Information supplied:
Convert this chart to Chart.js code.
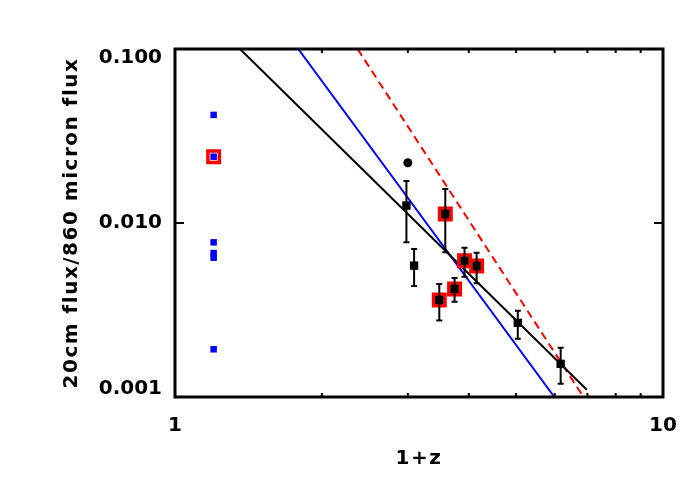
<!DOCTYPE html>
<html><head><meta charset="utf-8">
<script src="https://cdn.jsdelivr.net/npm/chart.js@4"></script>
<style>html,body{margin:0;padding:0;background:#fff}#wrap{width:698px;height:498px}</style>
</head><body><div id="wrap"><canvas id="c" width="698" height="498"></canvas></div>
<script>
// ---- data ----
const xTickValues = [1, 10];
const xTickLabels = ['1', '10'];
const xMinorTicks = [2, 3, 4, 5, 6, 7, 8, 9];
const yTickValues = [0.001, 0.01, 0.1];
const yTickLabels = ['0.001', '0.010', '0.100'];
const xTitle = '1+z';
const yTitle = '20cm flux/860 micron flux';

// blue squares (low redshift group)
const blueX = [1.2, 1.2, 1.2, 1.2, 1.2, 1.2];
const blueY = [0.0418, 0.02405, 0.00774, 0.00672, 0.00632, 0.00188];

// black squares with error bars
const sqX    = [2.98, 3.09, 3.58, 3.48, 3.74, 3.92, 4.15, 5.04, 6.17];
const sqY    = [0.0126, 0.00569, 0.01127, 0.00361, 0.00418, 0.00607, 0.00566, 0.00267, 0.00155];
const sqHigh = [0.01743, 0.0071, 0.01568, 0.00446, 0.00483, 0.00721, 0.00675, 0.00313, 0.00192];
const sqLow  = [0.00774, 0.00435, 0.00679, 0.00275, 0.00353, 0.00491, 0.0045, 0.00216, 0.00119];

// black filled circle
const circX = [3.0];
const circY = [0.0222];

// red open squares (highlighted sources)
const redX = [1.2, 3.58, 3.48, 3.74, 3.92, 4.15];
const redY = [0.02405, 0.01127, 0.00361, 0.00418, 0.00607, 0.00566];

// model lines (end points)
const blackFitX = [1.359, 6.98];
const blackFitY = [0.1, 0.0011];
const blueFitX = [1.789, 5.99];
const blueFitY = [0.1, 0.001];
const redFitX = [2.367, 6.87];
const redFitY = [0.1, 0.001];

const pts = (xs, ys) => xs.map((x, i) => ({x: x, y: ys[i]}));

const framePlugin = {
  id: 'frame',
  beforeDraw(chart) {
    chart.ctx.letterSpacing = '1.5px';
  },
  beforeDatasetsDraw(chart) {
    chart.ctx.letterSpacing = '0px';
  },
  afterDatasetsDraw(chart) {
    const ctx = chart.ctx;
    const xs = chart.scales.x, ys = chart.scales.y;
    const a = chart.chartArea;
    ctx.save();
    // error bars
    ctx.strokeStyle = '#000';
    ctx.lineWidth = 2;
    sqX.forEach((xv, i) => {
      const px = xs.getPixelForValue(xv);
      const p1 = ys.getPixelForValue(sqHigh[i]);
      const p2 = ys.getPixelForValue(sqLow[i]);
      ctx.beginPath();
      ctx.moveTo(px, p1); ctx.lineTo(px, p2);
      ctx.moveTo(px - 3, p1); ctx.lineTo(px + 3, p1);
      ctx.moveTo(px - 3, p2); ctx.lineTo(px + 3, p2);
      ctx.stroke();
    });
    // minor x ticks
    ctx.lineWidth = 2;
    ctx.beginPath();
    xMinorTicks.forEach(v => {
      const px = xs.getPixelForValue(v);
      ctx.moveTo(px, a.bottom); ctx.lineTo(px, a.bottom - 4);
      ctx.moveTo(px, a.top); ctx.lineTo(px, a.top + 4);
    });
    // major y ticks
    yTickValues.forEach(v => {
      const py = ys.getPixelForValue(v);
      ctx.moveTo(a.left, py); ctx.lineTo(a.left + 9, py);
      ctx.moveTo(a.right, py); ctx.lineTo(a.right - 9, py);
    });
    xTickValues.forEach(v => {
      const px = xs.getPixelForValue(v);
      ctx.moveTo(px, a.bottom); ctx.lineTo(px, a.bottom - 9);
      ctx.moveTo(px, a.top); ctx.lineTo(px, a.top + 9);
    });
    ctx.stroke();
    // frame
    ctx.lineWidth = 3;
    ctx.strokeRect(a.left, a.top, a.right - a.left, a.bottom - a.top);
    ctx.restore();
  }
};

Chart.defaults.font.family = "'DejaVu Sans', sans-serif";
Chart.defaults.color = '#000';

// y labels: top label sits just below the tick, bottom label just above it (as in the reference)
const yLabelFor = (i) => {
  const n = yTickLabels.length;
  if (i === n - 1) return ['', yTickLabels[i]];
  if (i === 0) return [yTickLabels[i], ''];
  return yTickLabels[i];
};

new Chart(document.getElementById('c'), {
  type: 'scatter',
  data: {
    datasets: [
      { label: 'circle', data: pts(circX, circY), pointStyle: 'circle', pointRadius: 4.5,
        pointBackgroundColor: '#000', pointBorderWidth: 0 },
      { label: 'squares', data: pts(sqX, sqY), pointStyle: 'rect', pointRadius: 5.9,
        pointBackgroundColor: '#000', pointBorderWidth: 0 },
      { label: 'blue', data: pts(blueX, blueY), pointStyle: 'rect', pointRadius: 4.6,
        pointBackgroundColor: '#0000ff', pointBorderWidth: 0 },
      { label: 'red', data: pts(redX, redY), pointStyle: 'rect', pointRadius: 8.1,
        pointBackgroundColor: 'rgba(0,0,0,0)', pointBorderColor: '#ff0000', pointBorderWidth: 3.5 },
      { label: 'fit black', data: pts(blackFitX, blackFitY), showLine: true, pointRadius: 0,
        borderColor: '#000', borderWidth: 2 },
      { label: 'fit blue', data: pts(blueFitX, blueFitY), showLine: true, pointRadius: 0,
        borderColor: '#0000ff', borderWidth: 2 },
      { label: 'fit red', data: pts(redFitX, redFitY), showLine: true, pointRadius: 0,
        borderColor: '#ff0000', borderWidth: 2, borderDash: [8, 5] }
    ]
  },
  options: {
    responsive: false,
    devicePixelRatio: 1,
    animation: false,
    layout: { padding: { left: 0, top: 49, right: 35, bottom: 0 } },
    plugins: { legend: { display: false }, tooltip: { enabled: false } },
    scales: {
      x: {
        type: 'logarithmic', min: 1, max: 10,
        afterBuildTicks: s => { s.ticks = xTickValues.map(v => ({value: v})); },
        afterFit: s => { s.height = 101; },
        grid: { display: false, drawTicks: false },
        border: { display: false },
        ticks: { z: 1, padding: 17, autoSkip: false, maxRotation: 0,
          font: { size: 20, weight: 'bold' },
          callback: (v, i) => xTickLabels[i] },
        title: { display: true, text: xTitle, font: { size: 20, weight: 'bold' },
          padding: { top: 0, bottom: 27 } }
      },
      y: {
        type: 'logarithmic', min: 0.001, max: 0.1,
        afterBuildTicks: s => { s.ticks = yTickValues.map(v => ({value: v})); },
        afterFit: s => { s.width = 175; },
        grid: { display: false, drawTicks: false },
        border: { display: false },
        ticks: { z: 1, padding: 13, autoSkip: false,
          font: { size: 20, weight: 'bold', lineHeight: 0.85 },
          callback: (v, i) => yLabelFor(i) },
        title: { display: true, text: yTitle, font: { size: 20, weight: 'bold' },
          padding: { top: 60, bottom: 0 } }
      }
    }
  },
  plugins: [framePlugin]
});
</script>
</body></html>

Directions: Would you return the data exactly as written, without the pictures?

Written response:
Convert this chart to Chart.js code.
<!DOCTYPE html>
<html><head><meta charset="utf-8">
<script src="https://cdn.jsdelivr.net/npm/chart.js@4"></script>
<style>html,body{margin:0;padding:0;background:#fff}#wrap{width:698px;height:498px}</style>
</head><body><div id="wrap"><canvas id="c" width="698" height="498"></canvas></div>
<script>
// ---- data ----
const xTickValues = [1, 10];
const xTickLabels = ['1', '10'];
const xMinorTicks = [2, 3, 4, 5, 6, 7, 8, 9];
const yTickValues = [0.001, 0.01, 0.1];
const yTickLabels = ['0.001', '0.010', '0.100'];
const xTitle = '1+z';
const yTitle = '20cm flux/860 micron flux';

// blue squares (low redshift group)
const blueX = [1.2, 1.2, 1.2, 1.2, 1.2, 1.2];
const blueY = [0.0418, 0.02405, 0.00774, 0.00672, 0.00632, 0.00188];

// black squares with error bars
const sqX    = [2.98, 3.09, 3.58, 3.48, 3.74, 3.92, 4.15, 5.04, 6.17];
const sqY    = [0.0126, 0.00569, 0.01127, 0.00361, 0.00418, 0.00607, 0.00566, 0.00267, 0.00155];
const sqHigh = [0.01743, 0.0071, 0.01568, 0.00446, 0.00483, 0.00721, 0.00675, 0.00313, 0.00192];
const sqLow  = [0.00774, 0.00435, 0.00679, 0.00275, 0.00353, 0.00491, 0.0045, 0.00216, 0.00119];

// black filled circle
const circX = [3.0];
const circY = [0.0222];

// red open squares (highlighted sources)
const redX = [1.2, 3.58, 3.48, 3.74, 3.92, 4.15];
const redY = [0.02405, 0.01127, 0.00361, 0.00418, 0.00607, 0.00566];

// model lines (end points)
const blackFitX = [1.359, 6.98];
const blackFitY = [0.1, 0.0011];
const blueFitX = [1.789, 5.99];
const blueFitY = [0.1, 0.001];
const redFitX = [2.367, 6.87];
const redFitY = [0.1, 0.001];

const pts = (xs, ys) => xs.map((x, i) => ({x: x, y: ys[i]}));

const framePlugin = {
  id: 'frame',
  beforeDraw(chart) {
    chart.ctx.letterSpacing = '1.5px';
  },
  beforeDatasetsDraw(chart) {
    chart.ctx.letterSpacing = '0px';
  },
  afterDatasetsDraw(chart) {
    const ctx = chart.ctx;
    const xs = chart.scales.x, ys = chart.scales.y;
    const a = chart.chartArea;
    ctx.save();
    // error bars
    ctx.strokeStyle = '#000';
    ctx.lineWidth = 2;
    sqX.forEach((xv, i) => {
      const px = xs.getPixelForValue(xv);
      const p1 = ys.getPixelForValue(sqHigh[i]);
      const p2 = ys.getPixelForValue(sqLow[i]);
      ctx.beginPath();
      ctx.moveTo(px, p1); ctx.lineTo(px, p2);
      ctx.moveTo(px - 3, p1); ctx.lineTo(px + 3, p1);
      ctx.moveTo(px - 3, p2); ctx.lineTo(px + 3, p2);
      ctx.stroke();
    });
    // minor x ticks
    ctx.lineWidth = 2;
    ctx.beginPath();
    xMinorTicks.forEach(v => {
      const px = xs.getPixelForValue(v);
      ctx.moveTo(px, a.bottom); ctx.lineTo(px, a.bottom - 4);
      ctx.moveTo(px, a.top); ctx.lineTo(px, a.top + 4);
    });
    // major y ticks
    yTickValues.forEach(v => {
      const py = ys.getPixelForValue(v);
      ctx.moveTo(a.left, py); ctx.lineTo(a.left + 9, py);
      ctx.moveTo(a.right, py); ctx.lineTo(a.right - 9, py);
    });
    xTickValues.forEach(v => {
      const px = xs.getPixelForValue(v);
      ctx.moveTo(px, a.bottom); ctx.lineTo(px, a.bottom - 9);
      ctx.moveTo(px, a.top); ctx.lineTo(px, a.top + 9);
    });
    ctx.stroke();
    // frame
    ctx.lineWidth = 3;
    ctx.strokeRect(a.left, a.top, a.right - a.left, a.bottom - a.top);
    ctx.restore();
  }
};

Chart.defaults.font.family = "'DejaVu Sans', sans-serif";
Chart.defaults.color = '#000';

// y labels: top label sits just below the tick, bottom label just above it (as in the reference)
const yLabelFor = (i) => {
  const n = yTickLabels.length;
  if (i === n - 1) return ['', yTickLabels[i]];
  if (i === 0) return [yTickLabels[i], ''];
  return yTickLabels[i];
};

new Chart(document.getElementById('c'), {
  type: 'scatter',
  data: {
    datasets: [
      { label: 'circle', data: pts(circX, circY), pointStyle: 'circle', pointRadius: 4.5,
        pointBackgroundColor: '#000', pointBorderWidth: 0 },
      { label: 'squares', data: pts(sqX, sqY), pointStyle: 'rect', pointRadius: 5.9,
        pointBackgroundColor: '#000', pointBorderWidth: 0 },
      { label: 'blue', data: pts(blueX, blueY), pointStyle: 'rect', pointRadius: 4.6,
        pointBackgroundColor: '#0000ff', pointBorderWidth: 0 },
      { label: 'red', data: pts(redX, redY), pointStyle: 'rect', pointRadius: 8.1,
        pointBackgroundColor: 'rgba(0,0,0,0)', pointBorderColor: '#ff0000', pointBorderWidth: 3.5 },
      { label: 'fit black', data: pts(blackFitX, blackFitY), showLine: true, pointRadius: 0,
        borderColor: '#000', borderWidth: 2 },
      { label: 'fit blue', data: pts(blueFitX, blueFitY), showLine: true, pointRadius: 0,
        borderColor: '#0000ff', borderWidth: 2 },
      { label: 'fit red', data: pts(redFitX, redFitY), showLine: true, pointRadius: 0,
        borderColor: '#ff0000', borderWidth: 2, borderDash: [8, 5] }
    ]
  },
  options: {
    responsive: false,
    devicePixelRatio: 1,
    animation: false,
    layout: { padding: { left: 0, top: 49, right: 35, bottom: 0 } },
    plugins: { legend: { display: false }, tooltip: { enabled: false } },
    scales: {
      x: {
        type: 'logarithmic', min: 1, max: 10,
        afterBuildTicks: s => { s.ticks = xTickValues.map(v => ({value: v})); },
        afterFit: s => { s.height = 101; },
        grid: { display: false, drawTicks: false },
        border: { display: false },
        ticks: { z: 1, padding: 17, autoSkip: false, maxRotation: 0,
          font: { size: 20, weight: 'bold' },
          callback: (v, i) => xTickLabels[i] },
        title: { display: true, text: xTitle, font: { size: 20, weight: 'bold' },
          padding: { top: 0, bottom: 27 } }
      },
      y: {
        type: 'logarithmic', min: 0.001, max: 0.1,
        afterBuildTicks: s => { s.ticks = yTickValues.map(v => ({value: v})); },
        afterFit: s => { s.width = 175; },
        grid: { display: false, drawTicks: false },
        border: { display: false },
        ticks: { z: 1, padding: 13, autoSkip: false,
          font: { size: 20, weight: 'bold', lineHeight: 0.85 },
          callback: (v, i) => yLabelFor(i) },
        title: { display: true, text: yTitle, font: { size: 20, weight: 'bold' },
          padding: { top: 60, bottom: 0 } }
      }
    }
  },
  plugins: [framePlugin]
});
</script>
</body></html>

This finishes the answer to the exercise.